### Figure scripts:
· · · ·

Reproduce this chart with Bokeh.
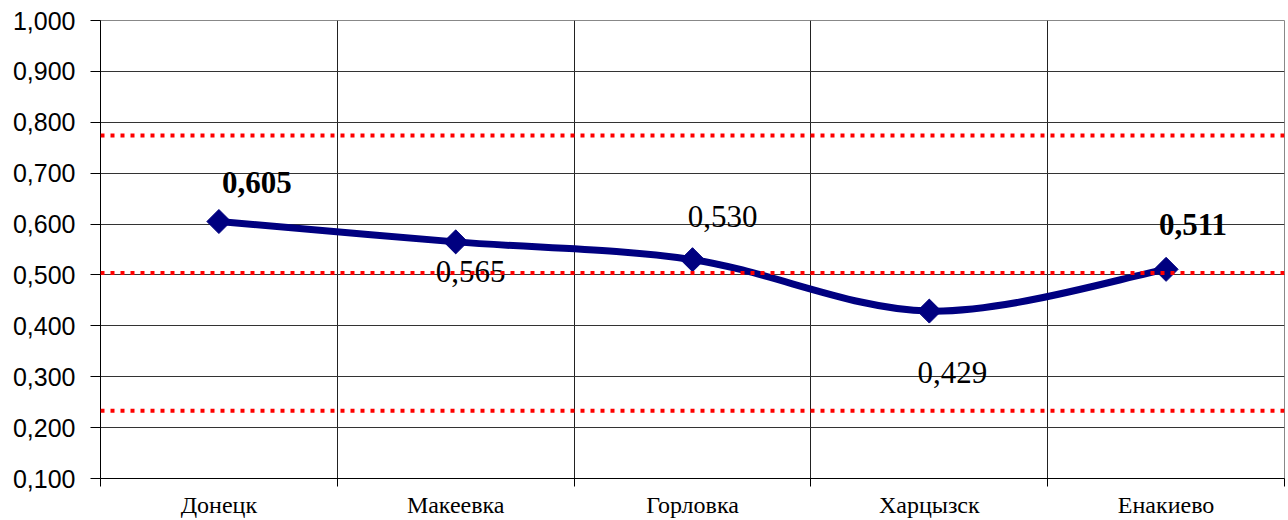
import numpy as np
from bokeh.plotting import figure
from bokeh.models import Range1d, FixedTicker, CustomJSTickFormatter, Span, ColumnDataSource
from bokeh.core.properties import value
from bokeh.embed import file_html
from bokeh.resources import INLINE

# ---- data ----
cities = ["Донецк", "Макеевка", "Горловка", "Харцызск", "Енакиево"]
index_values = [0.605, 0.565, 0.530, 0.429, 0.511]
value_labels = ["0,605", "0,565", "0,530", "0,429", "0,511"]
bold_label = [True, False, False, False, True]
ref_levels = [0.774, 0.504, 0.233]
y_ticks = [0.1, 0.2, 0.3, 0.4, 0.5, 0.6, 0.7, 0.8, 0.9, 1.0]

# label placement (screen pixels, style only)
lab_dx = [38, 15, 30, 23, 27]
lab_dy = [-39, 30, -43, 61, -45]

n = len(cities)
xs = np.arange(n) + 0.5
ys = np.array(index_values)

p = figure(width=1288, height=520, output_backend="svg", toolbar_location=None,
           x_range=Range1d(0, n), y_range=Range1d(0.1, 1.0),
           min_border_left=100, min_border_right=4, min_border_top=20, min_border_bottom=42)
p.background_fill_color = "white"
p.border_fill_color = "white"
p.outline_line_color = "#888888"

# grids
p.ygrid.ticker = FixedTicker(ticks=y_ticks)
p.ygrid.grid_line_color = "#333333"
p.ygrid.grid_line_width = 1
p.xgrid.ticker = FixedTicker(ticks=list(range(n + 1)))
p.xgrid.grid_line_color = "#222222"
p.xgrid.grid_line_width = 1

# y axis
ya = p.yaxis[0]
ya.ticker = FixedTicker(ticks=y_ticks)
ya.formatter = CustomJSTickFormatter(code="return tick.toFixed(3).replace('.', ',');")
ya.major_tick_out = 10
ya.major_tick_in = 0
ya.minor_tick_out = 0
ya.minor_tick_in = 0
ya.major_label_standoff = 15
ya.axis_line_color = "black"
ya.major_tick_line_color = "black"
ya.major_label_text_font = "Liberation Sans"
ya.major_label_text_font_size = "25px"
ya.major_label_text_color = "black"

# x axis
xa = p.xaxis[0]
xa.ticker = FixedTicker(ticks=list(xs), minor_ticks=list(range(n + 1)))
xa.formatter = CustomJSTickFormatter(args=dict(labels=cities),
                                     code="return labels[Math.floor(tick)];")
xa.major_tick_out = 0
xa.major_tick_in = 0
xa.minor_tick_out = 8
xa.minor_tick_in = 0
xa.minor_tick_line_color = "black"
xa.axis_line_color = "black"
xa.major_label_standoff = 5
xa.major_label_text_font = "Liberation Serif"
xa.major_label_text_font_size = "24px"
xa.major_label_text_color = "black"

# smoothed line (Catmull-Rom style Bezier, as in spreadsheet smoothing)
P = np.column_stack([xs, ys])
Pe = np.vstack([P[0], P, P[-1]])
x0, y0, x1, y1, cx0, cy0, cx1, cy1 = [], [], [], [], [], [], [], []
for i in range(n - 1):
    p0, p1, p2, p3 = Pe[i], Pe[i + 1], Pe[i + 2], Pe[i + 3]
    c1 = p1 + (p2 - p0) / 6.0
    c2 = p2 - (p3 - p1) / 6.0
    x0.append(p1[0]); y0.append(p1[1]); x1.append(p2[0]); y1.append(p2[1])
    cx0.append(c1[0]); cy0.append(c1[1]); cx1.append(c2[0]); cy1.append(c2[1])
p.bezier(x0=x0, y0=y0, x1=x1, y1=y1, cx0=cx0, cy0=cy0, cx1=cx1, cy1=cy1,
         line_color="#000080", line_width=7, line_cap="round")

p.scatter(x=xs, y=ys, marker="square", size=17, angle=np.pi / 4,
          fill_color="#000080", line_color="#000080")

# data labels
for bold in (True, False):
    idx = [i for i in range(n) if bold_label[i] == bold]
    src = ColumnDataSource(dict(x=[xs[i] for i in idx], y=[ys[i] for i in idx],
                                t=[value_labels[i] for i in idx],
                                dx=[lab_dx[i] for i in idx], dy=[lab_dy[i] for i in idx]))
    p.text(x="x", y="y", text="t", x_offset="dx", y_offset="dy", source=src,
           text_align="center", text_baseline="alphabetic",
           text_font=value("Liberation Serif"), text_font_size="31px",
           text_font_style="bold" if bold else "normal", text_color="black")

# reference lines
for lv in ref_levels:
    p.add_layout(Span(location=lv, dimension="width", line_color="red",
                      line_width=4, line_dash="4 6"))

open("out.html", "w").write(file_html(p, INLINE))
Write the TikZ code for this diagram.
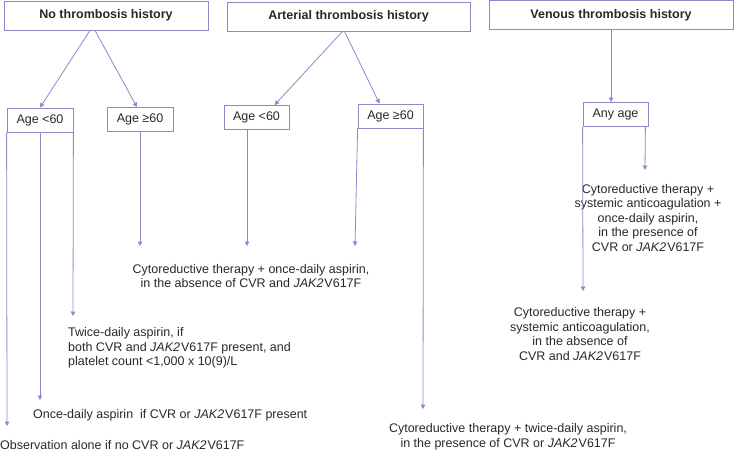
\documentclass[tikz,border=0pt]{standalone}
\usepackage{fontspec}
\setmainfont{Liberation Sans}
\usetikzlibrary{arrows.meta}
\definecolor{flowblue}{RGB}{138,138,200}
\definecolor{inkgray}{RGB}{40,40,40}
\newcommand{\jak}{\textit{JAK2}\kern1pt V617F}
\tikzset{
  headbox/.style={draw=flowblue, line width=0.8pt, minimum height=29pt, text=inkgray, font=\bfseries\fontsize{12.5}{14.5}\selectfont, inner sep=0pt},
  agebox/.style={draw=flowblue, line width=0.8pt, minimum height=24pt, text=inkgray, font=\fontsize{12.5}{14.5}\selectfont, inner sep=0pt},
  advice/.style={text=inkgray, font=\fontsize{12.5}{14.5}\selectfont, inner sep=0pt},
  flow/.style={draw=flowblue, line width=0.8pt, -{Triangle[width=4.5pt,length=4.5pt]}}
}
\begin{document}
\begin{tikzpicture}[x=1pt,y=-1pt]
  \useasboundingbox (0,0) rectangle (739,452);
  % history boxes
  \node[headbox, minimum width=204pt] (none) at (106,15.5) {No thrombosis history};
  \node[headbox, minimum width=243pt] (arterial) at (348.5,16.5) {Arterial thrombosis history};
  \node[headbox, minimum width=244pt] (venous) at (611,15) {Venous thrombosis history};
  % age boxes
  \node[agebox, minimum width=66pt] (noneyoung) at (40,120) {Age <60};
  \node[agebox, minimum width=66pt] (noneold) at (140,119.5) {Age ≥60};
  \node[agebox, minimum width=65pt] (artyoung) at (256.5,117.5) {Age <60};
  \node[agebox, minimum width=65pt] (artold) at (390.5,116) {Age ≥60};
  \node[agebox, minimum width=65pt] (anyage) at (615.5,114.5) {Any age};
  % recommendations
  \node[advice, align=center] (cytoonce) at (251,276) {Cytoreductive therapy + once-daily aspirin,\\in the absence of CVR and \jak};
  \node[advice, align=center] (venpresent) at (648,218) {Cytoreductive therapy +\\systemic anticoagulation +\\once-daily aspirin,\\in the presence of\\CVR or \jak};
  \node[advice, align=center] (venabsent) at (580,334) {Cytoreductive therapy +\\systemic anticoagulation,\\in the absence of\\CVR and \jak};
  \node[advice, align=center] (cytotwice) at (508,437) {Cytoreductive therapy + twice-daily aspirin,\\in the presence of CVR or \jak};
  \node[advice, align=left, anchor=west] (twice) at (68,348) {Twice-daily aspirin, if\\both CVR and \jak{} present, and\\platelet count <1,000 x 10(9)/L};
  \node[advice, anchor=west] (once) at (33,415) {Once-daily aspirin\ \ if CVR or \jak{} present};
  \node[advice, anchor=west] (observe) at (0,445) {Observation alone if no CVR or \jak};
  % arrow tips
  \coordinate (tipobserve) at (7,426);
  \coordinate (tiponce) at (40,400);
  \coordinate (tiptwice) at (73,316);
  \coordinate (tipold) at (140,246);
  \coordinate (tipartyoung) at (247,246);
  \coordinate (tipartold) at (355,246);
  \coordinate (tiptwiceart) at (423,409);
  \coordinate (tipabsent) at (583,291);
  \coordinate (tippresent) at (645,170);
  % branches
  \draw[flow] ([xshift=-16pt]none.south) -- (noneyoung.north);
  \draw[flow] ([xshift=-11pt]none.south) -- ([xshift=-3pt]noneold.north);
  \draw[flow] ([xshift=-6pt]arterial.south) -- ([xshift=18pt]artyoung.north);
  \draw[flow] ([xshift=-4pt]arterial.south) -- ([xshift=-11pt]artold.north);
  \draw[flow] (venous.south) -- ([xshift=-4.5pt]anyage.north);
  \draw[flow] (noneyoung.south west) -- (tipobserve);
  \draw[flow] (noneyoung.south) -- (tiponce);
  \draw[flow] (noneyoung.south east) -- (tiptwice);
  \draw[flow] (noneold.south) -- (tipold);
  \draw[flow] ([xshift=-9.5pt]artyoung.south) -- (tipartyoung);
  \draw[flow] (artold.south west) -- (tipartold);
  \draw[flow] (artold.south east) -- (tiptwiceart);
  \draw[flow] (anyage.south west) -- (tipabsent);
  \draw[flow] ([xshift=-3pt]anyage.south east) -- (tippresent);
\end{tikzpicture}
\end{document}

· · · ·

### What is being asked:
Find each line that has the word "code", then copy it out.

### Written solution:
ya.formatter = CustomJSTickFormatter(code="return tick.toFixed(3).replace('.', ',');")
                                     code="return labels[Math.floor(tick)];")
Write the TikZ code for this diagram.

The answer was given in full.